In the general public, the majority of adolescent sex abuse cases involve female victims. So why do boys seem to be victimized more frequently than girls by priests?
Specialists say the answer is probably in part access: until recently, only boys were altar servers, for example.
"It has always been welcomed by parents when they see a priest taking a boy to a ballgame, or hunting or fishing or camping - the priest acts as a chaperone as well as companion - and conventionally, people have not raised an eyebrow," said Gill, the Chicago priest and doctor. "If a priest is taking a girl off for walks or swimming or any of these social or athletic events, there is some question. I think parents are a little more skeptical about turning girls unreservedly over to the priest for companionship."
And part of the answer may lie in the culture of the priesthood.

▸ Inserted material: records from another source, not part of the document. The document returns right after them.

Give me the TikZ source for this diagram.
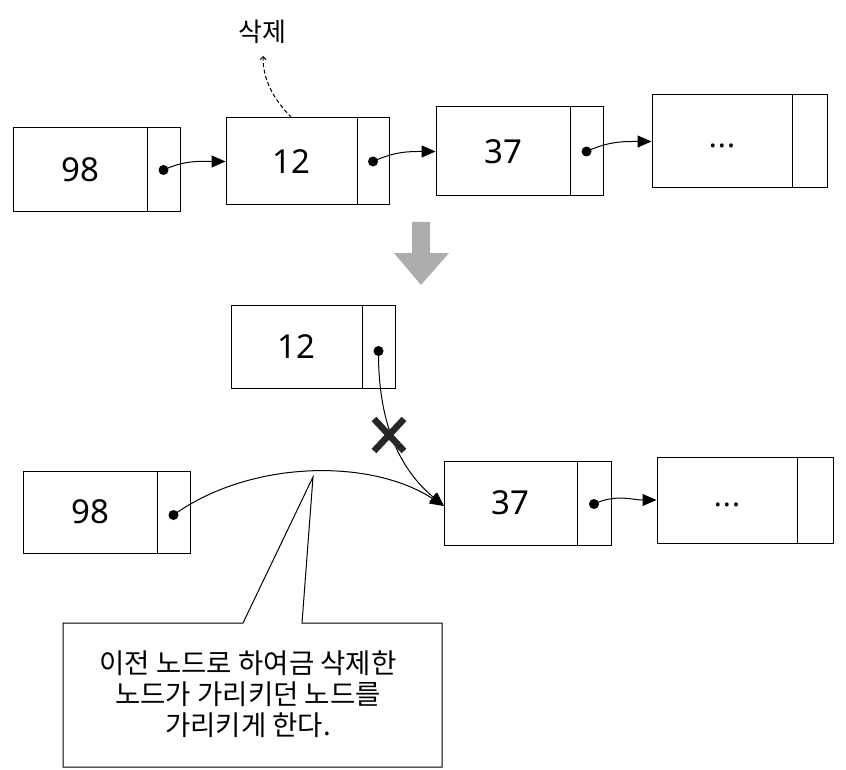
\documentclass[tikz,border=0pt]{standalone}
\usepackage{fontspec}
\newfontfamily\krf{Noto Sans CJK KR}
\newfontfamily\numf{Noto Sans}
\usetikzlibrary{arrows.meta}
\tikzset{
  data/.style={draw, line width=1pt, inner sep=0pt, font=\numf\fontsize{33}{33}\selectfont},
  ptrbox/.style={draw, line width=1pt, inner sep=0pt},
  dotn/.style={circle, fill=black, inner sep=0pt, minimum size=10pt},
  link/.style={line width=1pt, -{Triangle[length=14pt,width=12pt]}},
  nodelabel/.style={font=\krf\fontsize{27.5}{31}\selectfont, align=center, inner sep=0pt},
  xstroke/.style={line width=6.5pt, black!85},
}
\newcommand{\ellip}{\raisebox{-15pt}[0pt][0pt]{\fontsize{30}{30}\selectfont\numf ·\kern1pt·\kern1pt·}}
\begin{document}
\begin{tikzpicture}[x=1pt,y=-1pt]
\useasboundingbox (0,0) rectangle (846,770);
% ---------- top row ----------
\node[data, minimum width=134pt, minimum height=84pt] (t98) at (80,170) {98};
\node[ptrbox, minimum width=33pt, minimum height=84pt] (t98p) at (163.5,170) {};
\node[data, minimum width=131pt, minimum height=87pt] (t12) at (291.5,161.5) {12};
\node[ptrbox, minimum width=32pt, minimum height=87pt] (t12p) at (373,161.5) {};
\node[data, minimum width=134pt, minimum height=89pt] (t37) at (503,151.5) {37};
\node[ptrbox, minimum width=33pt, minimum height=89pt] (t37p) at (586.5,151.5) {};
\node[data, minimum width=140pt, minimum height=93pt] (tdd) at (722,141.5) {\ellip};
\node[ptrbox, minimum width=35pt, minimum height=93pt] (tddp) at (809.5,141.5) {};
\node[dotn] (td1) at (163.5,170) {};
\node[dotn] (td2) at (373,161.5) {};
\node[dotn] (td3) at (586.5,151.5) {};
\draw[link] (td1.center) to[out=25,in=180] (t12.west);
\draw[link] (td2.center) to[out=25,in=180] (t37.west);
\draw[link] (td3.center) to[out=25,in=180] (tdd.west);
% delete label
\node[nodelabel, font=\krf\fontsize{26}{26}\selectfont] (del) at (262,32) {삭제};
\coordinate (delend) at (263,56);
\draw[line width=1pt, dashed, dash pattern=on 4pt off 2.5pt, -{Straight Barb[length=3pt,width=6pt]}]
  (t12.north) .. controls (272,98) and (263,78) .. (delend);
% ---------- gray arrow ----------
\fill[black!32] (412,222) -- (430,222) -- (430,253) -- (449,253) -- (421,285) -- (394,253) -- (412,253) -- cycle;
% ---------- bottom ----------
\node[data, minimum width=131pt, minimum height=83pt] (b12) at (296.5,346.5) {12};
\node[ptrbox, minimum width=33pt, minimum height=83pt] (b12p) at (378.5,346.5) {};
\node[data, minimum width=134pt, minimum height=82pt] (b98) at (90,512) {98};
\node[ptrbox, minimum width=33pt, minimum height=82pt] (b98p) at (173.5,512) {};
\node[data, minimum width=133pt, minimum height=84pt] (b37) at (510.5,503) {37};
\node[ptrbox, minimum width=34pt, minimum height=84pt] (b37p) at (594,503) {};
\node[data, minimum width=140pt, minimum height=86pt] (bdd) at (727,500) {\ellip};
\node[ptrbox, minimum width=36pt, minimum height=86pt] (bddp) at (815,500) {};
\node[dotn] (bd12) at (378.5,351) {};
\node[dotn] (bd98) at (173.5,515) {};
\node[dotn] (bd37) at (594,504) {};
\coordinate (b37in) at (444,506);
\draw[link] (bd98.center) .. controls (250,460) and (370,458) .. (b37in);
\draw[link] (bd12.center) .. controls (378,420) and (398,468) .. (b37in);
\draw[link] (bd37.center) to[out=25,in=180] (bdd.west);
% X mark
\coordinate (xa) at (374,419);
\coordinate (xb) at (404,451);
\coordinate (xc) at (404,419);
\coordinate (xd) at (374,451);
\draw[xstroke] (xa) -- (xb);
\draw[xstroke] (xc) -- (xd);
% ---------- callout ----------
\coordinate (ctip) at (313,477);
\draw[line width=1pt, fill=white] (63,623) -- (243,623) -- (ctip) -- (302,623) -- (442,623) -- (442,767) -- (63,767) -- cycle;
\node[nodelabel] (note) at (248,694) {이전 노드로 하여금 삭제한\\노드가 가리키던 노드를\\가리키게 한다.};
\end{tikzpicture}
\end{document}
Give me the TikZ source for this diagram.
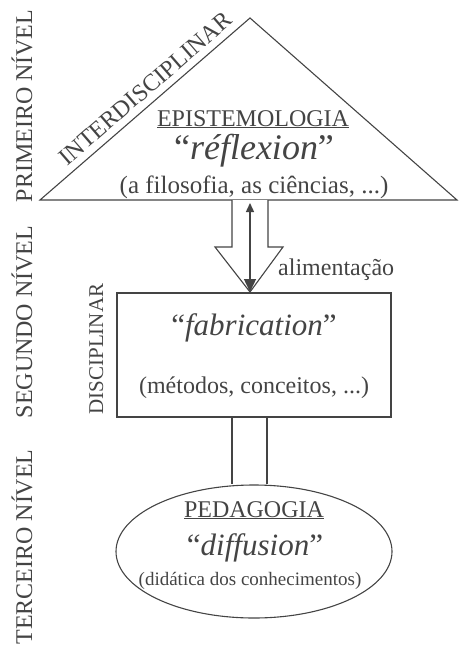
\documentclass[tikz,border=0pt]{standalone}
\usepackage{fontspec}
\setmainfont{Liberation Serif}
\usepackage{xcolor}
\usepackage{tikz}
\usetikzlibrary{shapes.geometric, arrows.meta, positioning, calc}
\definecolor{ink}{HTML}{444444}

\begin{document}
\begin{tikzpicture}[
  x=1pt, y=1pt,
  font=\fontsize{24}{28}\selectfont,
  every node/.style={align=center, inner sep=0pt, text=ink},
  edge/.style={draw=ink, line width=1.1pt},
  word/.style={anchor=base},
  quoted/.style={anchor=base, font=\fontsize{31}{34}\selectfont},
  level/.style={rotate=90, anchor=base},
  feed/.style={{Triangle[length=9pt, width=8pt]}-{Triangle[length=13pt, width=12pt]},
    line width=1.4pt, draw=ink},
]
  \useasboundingbox (0,0) rectangle (459,-646);

  % primeiro nivel
  \coordinate (apex) at (250,-18);
  \coordinate (baseL) at (40,-200);
  \coordinate (baseR) at (457,-200);
  \draw[edge] (baseL) -- (apex) -- (baseR) -- cycle;
  \path (baseL) -- (apex) node[pos=0.55, sloped, above=7pt] (inter) {INTERDISCIPLINAR};
  \node[word] (epist) at (253,-126) {\underline{EPISTEMOLOGIA}};
  \node[quoted, font=\fontsize{36}{40}\selectfont] (refl) at (254,-159) {“\textit{réflexion}”};
  \node[word, font=\fontsize{25}{28}\selectfont] (filo) at (254,-193) {(a filosofia, as ciências, ...)};

  % segundo nivel
  \node[edge, minimum width=274pt, minimum height=124pt] (disc) at (254,-355) {};
  \coordinate (tip) at (250,-292);
  \draw[edge, fill=white] (232,-200) -- (232,-247) -- (215,-247) -- (tip)
    -- (283,-247) -- (268,-247) -- (268,-200);
  \draw[feed] (250,-203) -- (tip);
  \node[anchor=base west] (alim) at (278,-275) {alimentação};
  \node[quoted] (fabr) at (254,-335) {“\textit{fabrication}”};
  \node[word] (metod) at (254,-393) {(métodos, conceitos, ...)};
  \node[level, font=\fontsize{21}{24}\selectfont] (discl) at (103,-349) {DISCIPLINAR};

  % terceiro nivel
  \node[edge, ellipse, minimum width=276pt, minimum height=133pt] (pedag) at (254,-551.5) {};
  \coordinate (linkL) at (232,-417);
  \coordinate (linkR) at (267,-417);
  \draw[edge] (linkL) -- (linkL |- pedag.north);
  \draw[edge] (linkR) -- (linkR |- pedag.north);
  \node[word] (peda) at (254,-517) {\underline{PEDAGOGIA}};
  \node[quoted] (diff) at (255,-555) {“\textit{diffusion}”};
  \node[word, font=\fontsize{19}{22}\selectfont] (dida) at (250,-585) {(didática dos conhecimentos)};

  % niveis
  \node[level] (lev1) at (32,-106) {PRIMEIRO NÍVEL};
  \node[level] (lev2) at (32,-322) {SEGUNDO NÍVEL};
  \node[level] (lev3) at (32,-547) {TERCEIRO NÍVEL};
\end{tikzpicture}
\end{document}
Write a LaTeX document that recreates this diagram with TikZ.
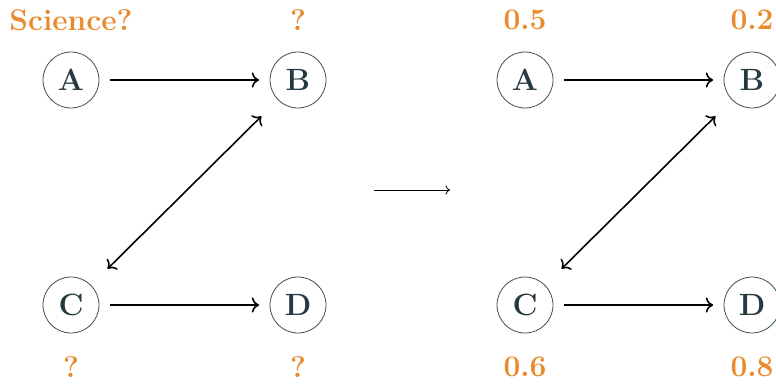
\documentclass[tikz,border=0pt]{standalone}
\usepackage{xcolor}
\usepackage{tikz}
\usetikzlibrary{positioning, arrows.meta, calc}

\definecolor{valorange}{HTML}{E98A2C}
\definecolor{nodeink}{HTML}{253A40}

\begin{document}
\begin{tikzpicture}[
    x=0.02cm, y=-0.02cm,
    var/.style={
        circle,
        draw=nodeink!90,
        line width=0.45pt,
        minimum size=1.12cm,
        inner sep=0pt,
        outer sep=0.22cm,
        text=nodeink,
        font=\fontsize{17.5}{20}\selectfont\bfseries
    },
    val/.style={text=valorange, font=\fontsize{17}{20}\selectfont\bfseries},
    edge/.style={-{To[scale=1.15]}, line width=0.9pt},
    both/.style={{To[scale=1.15]}-{To[scale=1.15]}, line width=0.9pt, shorten >=0.25cm, shorten <=0.25cm},
    map/.style={-To, line width=0.45pt}
]
\useasboundingbox (0,0) rectangle (776,385);

\def\xl{71}
\def\xr{298}
\def\dx{454}
\def\yt{80}
\def\yb{305}

% Left graph
\node[var] (a)  at (\xl, \yt) {A};
\node[var] (b)  at (\xr, \yt) {B};
\node[var] (c)  at (\xl, \yb) {C};
\node[var] (d)  at (\xr, \yb) {D};

\node[val] (la) at (\xl, 20)  {Science?};
\node[val] (lb) at (\xr, 20)  {?};
\node[val] (lc) at (\xl, 367) {?};
\node[val] (ld) at (\xr, 367) {?};

\draw[edge] (a) -- (b);
\draw[edge] (c) -- (d);
\draw[both] (b) -- (c);

% Mapping arrow
\coordinate (m1) at (374, 190);
\coordinate (m2) at (450, 190);
\draw[map] (m1) -- (m2);

% Right graph
\node[var] (a2) at (\xl+\dx, \yt) {A};
\node[var] (b2) at (\xr+\dx, \yt) {B};
\node[var] (c2) at (\xl+\dx, \yb) {C};
\node[var] (d2) at (\xr+\dx, \yb) {D};

\node[val] (la2) at (\xl+\dx, 20)  {0.5};
\node[val] (lb2) at (\xr+\dx, 20)  {0.2};
\node[val] (lc2) at (\xl+\dx, 367) {0.6};
\node[val] (ld2) at (\xr+\dx, 367) {0.8};

\draw[edge] (a2) -- (b2);
\draw[edge] (c2) -- (d2);
\draw[both] (b2) -- (c2);

\end{tikzpicture}
\end{document}
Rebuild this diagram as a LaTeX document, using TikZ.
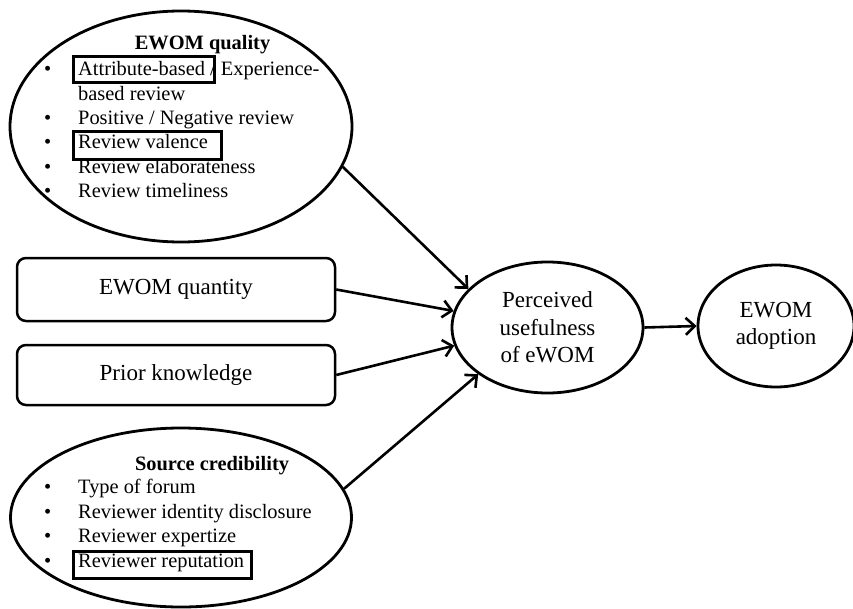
\documentclass[tikz,border=0pt]{standalone}
\usepackage{fontspec}
\setmainfont{Liberation Serif}
\usetikzlibrary{shapes.geometric,arrows.meta}
\begin{document}
\begin{tikzpicture}[x=1pt,y=-1pt,
  oval/.style={ellipse, draw, line width=2.8pt, inner sep=0pt},
  rbox/.style={draw, rounded corners=9pt, line width=2.5pt, minimum width=318pt, font=\fontsize{23}{27.5}\selectfont},
  item/.style={anchor=base west, inner sep=0pt, font=\fontsize{20.4}{24}\selectfont},
  ttl/.style={anchor=base, inner sep=0pt, font=\fontsize{20.4}{24}\selectfont\bfseries},
  hl/.style={draw, line width=2.5pt, anchor=north west, inner sep=0pt},
  big/.style={align=center, font=\fontsize{23}{27.5}\selectfont},
  arr/.style={line width=2.6pt, -{Straight Barb[length=9pt,width=17pt,line width=2.6pt]}}
]
\useasboundingbox (0,0) rectangle (853,608);

% top ellipse: EWOM quality
\node[oval, minimum width=342pt, minimum height=231pt] (q) at (181,126.5) {};
\node[ttl] (qt) at (202.5,49) {EWOM quality};
\node[item] (qb1) at (44,75) {•};
\node[item] (q1) at (78,75) {Attribute-based / Experience-};
\node[item] (q1b) at (78,100) {based review};
\node[item] (qb2) at (44,124) {•};
\node[item] (q2) at (78,124) {Positive / Negative review};
\node[item] (qb3) at (44,148) {•};
\node[item] (q3) at (78,148) {Review valence};
\node[item] (qb4) at (44,173) {•};
\node[item] (q4) at (78,173) {Review elaborateness};
\node[item] (qb5) at (44,197) {•};
\node[item] (q5) at (78,197) {Review timeliness};
\node[hl, minimum width=141pt, minimum height=26pt] (h1) at (72,55) {};
\node[hl, minimum width=148pt, minimum height=28pt] (h2) at (72,130) {};

% rounded boxes
\node[rbox, minimum height=63pt] (qty) at (176,289.5) {EWOM quantity};
\node[rbox, minimum height=60pt] (pk) at (176,375) {Prior knowledge};

% bottom ellipse: Source credibility
\node[oval, minimum width=341pt, minimum height=179pt] (s) at (181,517.5) {};
\node[ttl] (st) at (212,470) {Source credibility};
\node[item] (sb1) at (44,493) {•};
\node[item] (s1) at (78,493) {Type of forum};
\node[item] (sb2) at (44,518) {•};
\node[item] (s2) at (78,518) {Reviewer identity disclosure};
\node[item] (sb3) at (44,542) {•};
\node[item] (s3) at (78,542) {Reviewer expertize};
\node[item] (sb4) at (44,567) {•};
\node[item] (s4) at (78,567) {Reviewer reputation};
\node[hl, minimum width=178pt, minimum height=27pt] (h3) at (72,550) {};

% perceived usefulness and adoption
\node[oval, minimum width=191pt, minimum height=131pt, big] (p) at (547.5,327.5) {Perceived\\usefulness\\of eWOM};
\node[oval, minimum width=156pt, minimum height=122pt, big] (a) at (776,326) {EWOM\\adoption};

% arrows
\draw[arr] (q.-14) -- (p.154);
\draw[arr] (qty.east) -- (p.170);
\draw[arr] (pk.east) -- (p.191);
\draw[arr] (s.10) -- (p.214);
\draw[arr] (p.east) -- (a.west);
\end{tikzpicture}
\end{document}
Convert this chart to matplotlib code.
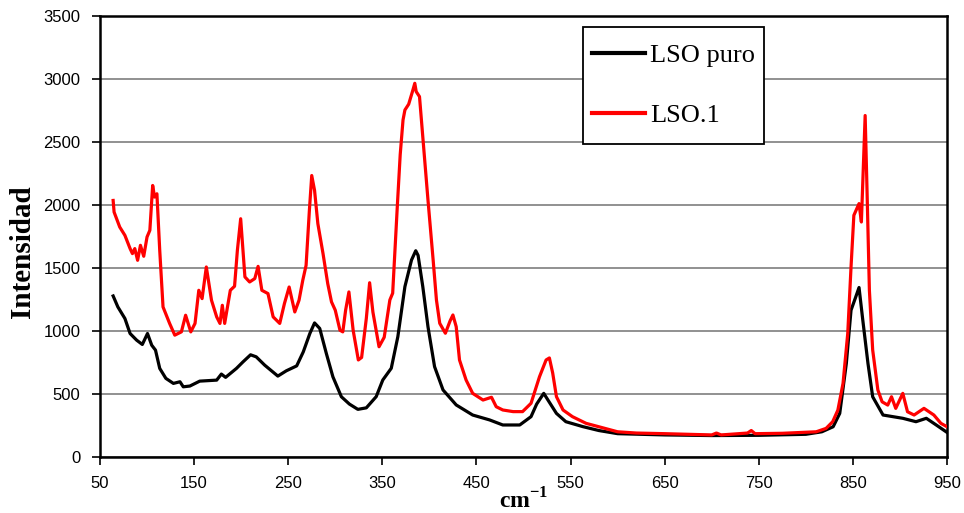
import matplotlib
matplotlib.use("Agg")
import matplotlib.pyplot as plt
import numpy as np

# LSO puro spectrum (wavenumber, intensity)
puro_x = [64, 69, 76.5, 82, 89, 95, 100.5, 105, 109, 113.5, 120, 128, 135, 138.5, 145.5,
          156, 174, 179, 183.5, 195, 202, 210, 216, 225, 239, 248, 259, 266, 273, 278,
          283.5, 290.5, 297.5, 306.5, 315, 324, 333, 343.5, 350.5, 359.5, 366.5, 374,
          381, 385.5, 388, 393, 398.5, 405.5, 414.5, 428.5, 446, 464, 478, 496, 508, 514,
          521.5, 527, 535, 545, 563, 580, 600, 650, 700, 750, 800, 817, 829, 836, 843,
          848, 853, 856.5, 860.5, 866, 871, 882, 903, 917, 928, 938.5, 950]
puro_y = [1278, 1191, 1099, 980, 927, 893, 980, 887, 848, 703, 624, 584, 597, 557, 563,
          602, 610, 658, 632, 703, 755, 811, 795, 729, 642, 684, 723, 834, 980, 1064,
          1020, 822, 636, 478, 420, 378, 390, 479, 611, 704, 955, 1352,
          1563, 1637, 1600, 1352, 1034, 717, 532, 413, 333, 294, 254, 254, 320, 420,
          505, 440, 346, 280, 241, 210, 185, 175, 170, 172, 180, 200, 240, 346, 742,
          1165, 1270, 1345, 1086, 742, 478, 333, 307, 280, 307, 254, 195]

# LSO.1 spectrum
lso1_x = [64, 65, 71, 76.5, 82, 84.5, 87, 90, 93, 96.5, 100, 103, 106, 108, 110.5, 113.5,
          117, 124, 129.5, 136.5, 141, 146.5, 151, 155, 158.5, 163, 168.5, 174, 177.5,
          180, 182.5, 188.5, 193, 196, 199.5, 204, 209, 214.5, 218, 222, 228.5, 234,
          241, 246, 251, 257, 261.5, 265.5, 269, 272.5, 275, 278, 281.5, 287, 292,
          296, 300, 305, 308, 311, 314.5, 319, 324.5, 328, 333, 336.5, 340, 346.5, 352,
          358, 361, 366, 369, 372, 374, 378, 382, 384.5, 386, 389.5, 395, 398.5, 404,
          407.5, 411, 417, 422, 425, 428.5, 432, 439, 446, 457, 466, 471, 478, 489,
          499, 508, 517, 524, 527.5, 531, 535, 542, 552, 566.5, 580, 600, 620, 650,
          700, 705, 710, 738, 742, 746, 775, 811, 821.5, 828.5, 834, 839.5, 844.5,
          848, 851, 856.5, 859, 863, 865, 867.5, 871, 876.5, 881, 887, 891, 895.5,
          903, 908, 915, 925.5, 936, 943.5, 950]
lso1_y = [2036, 1944, 1825, 1759, 1654, 1614, 1654, 1561, 1680, 1593, 1746, 1799, 2155,
          2063, 2089, 1640, 1191, 1060, 967, 993, 1125, 993, 1060, 1323, 1257, 1508,
          1244, 1112, 1060, 1204, 1060, 1323, 1355, 1640, 1891, 1429, 1389, 1416,
          1513, 1323, 1297, 1112, 1060, 1218, 1349, 1151, 1244, 1403, 1521, 1957,
          2234, 2116, 1852, 1614, 1376, 1231, 1165, 1006, 993, 1165, 1310, 1006, 770,
          790, 1100, 1383, 1150, 875, 950, 1246, 1300, 2000, 2400, 2675, 2754, 2800,
          2900, 2966, 2900, 2860, 2357, 2040, 1563, 1246, 1061, 982, 1080, 1127, 1034,
          770, 611, 505, 452, 474, 399, 373, 360, 360, 426, 637, 770, 786, 667, 479,
          373, 320, 267, 240, 200, 190, 185, 175, 190, 175, 190, 210, 185, 188, 200,
          227, 280, 372, 584, 980, 1508, 1918, 2011, 1865, 2710, 2116, 1324, 849, 532,
          438, 412, 478, 386, 505, 359, 333, 386, 333, 267, 240]

x_ticks = list(range(50, 951, 100))
y_ticks = list(range(0, 3501, 500))

tick_font = ["Liberation Sans Narrow", "Liberation Sans", "DejaVu Sans"]
serif_font = ["Liberation Serif", "DejaVu Serif"]

plt.rcParams["mathtext.fontset"] = "custom"
plt.rcParams["mathtext.rm"] = "Liberation Serif"
plt.rcParams["mathtext.bf"] = "Liberation Serif:bold"

fig = plt.figure(figsize=(9.64, 5.13), dpi=100)
ax = fig.add_axes([0.1037, 0.1092, 0.8787, 0.8596])

ax.plot(puro_x, puro_y, color="black", lw=2.3, label="LSO puro", zorder=3)
ax.plot(lso1_x, lso1_y, color="#ff0000", lw=2.3, label="LSO.1", zorder=4)

ax.set_xlim(50, 950)
ax.set_ylim(0, 3500)
ax.set_xticks(x_ticks)
ax.set_yticks(y_ticks)
ax.set_xticklabels([str(t) for t in x_ticks], family=tick_font, fontsize=12)
ax.set_yticklabels([str(t) for t in y_ticks], family=tick_font, fontsize=12)
ax.tick_params(direction="out", length=6, width=1.2, pad=8)

ax.yaxis.grid(True, color="#888888", lw=1.3)
ax.set_axisbelow(True)
for s in ax.spines.values():
    s.set_linewidth(1.8)
    s.set_color("black")

ax.set_ylabel("Intensidad", family=serif_font, fontweight="bold", fontsize=21)
ax.yaxis.set_label_coords(-0.075, 0.465)
ax.set_xlabel(r"$\mathbf{cm}^{\mathbf{-1}}$", fontsize=17)
ax.xaxis.set_label_coords(0.5006, -0.07)

leg = ax.legend(loc="upper left", bbox_to_anchor=(0.5718, 0.9546), frameon=True,
                fancybox=False, edgecolor="black", framealpha=1,
                prop={"family": serif_font, "size": 19},
                handlelength=2.0, handletextpad=0.19, labelspacing=1.39,
                borderpad=0.29, borderaxespad=0)
# taller box than the side padding gives
frame = leg.get_frame()
frame.set_linewidth(1.3)
frame.set_boxstyle("square", pad=0.05)
frame.set_mutation_aspect(6.5)
for line in leg.get_lines():
    line.set_linewidth(3.0)

fig.savefig("out.png", dpi=100)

"The priesthood is a homosocial culture - all the values within the culture are male, and the reason there has been such a tolerance across the board of sexual activity by priests or bishops is because there is a boys-will-be-boys atmosphere," said A.W. Richard Sipe, a psychotherapist and former priest. "It's kind of a spiritual fraternity - like a college fraternity, but with a spiritual aura around it."
When you're young and vulnerable, being too close to that fraternity can sometimes be dangerous.
"This is an issue of power and it plays out with adolescent boys because they are particularly vulnerable in that part of their lives," said Arthur Austin, 53, who has a claim pending against the Rev. Paul R. Shanley, who allegedly molested numerous young people in his 20 years as a priest in Boston, when he often worked exclusively with adolescents. "Their hormones are just totally out of control. They are vulnerable to that kind of predation. They can be made confused very easily around issues of sexuality because they don't understand it themselves."
Austin added: "Catholicism is also, and has always been, a culture of deference. To be deferential to these guys is like second nature. It was almost like breathing. And they expected it from the laity."
Sacha Pfeiffer and Michael Rezendes of the Globe Staff contributed to this report.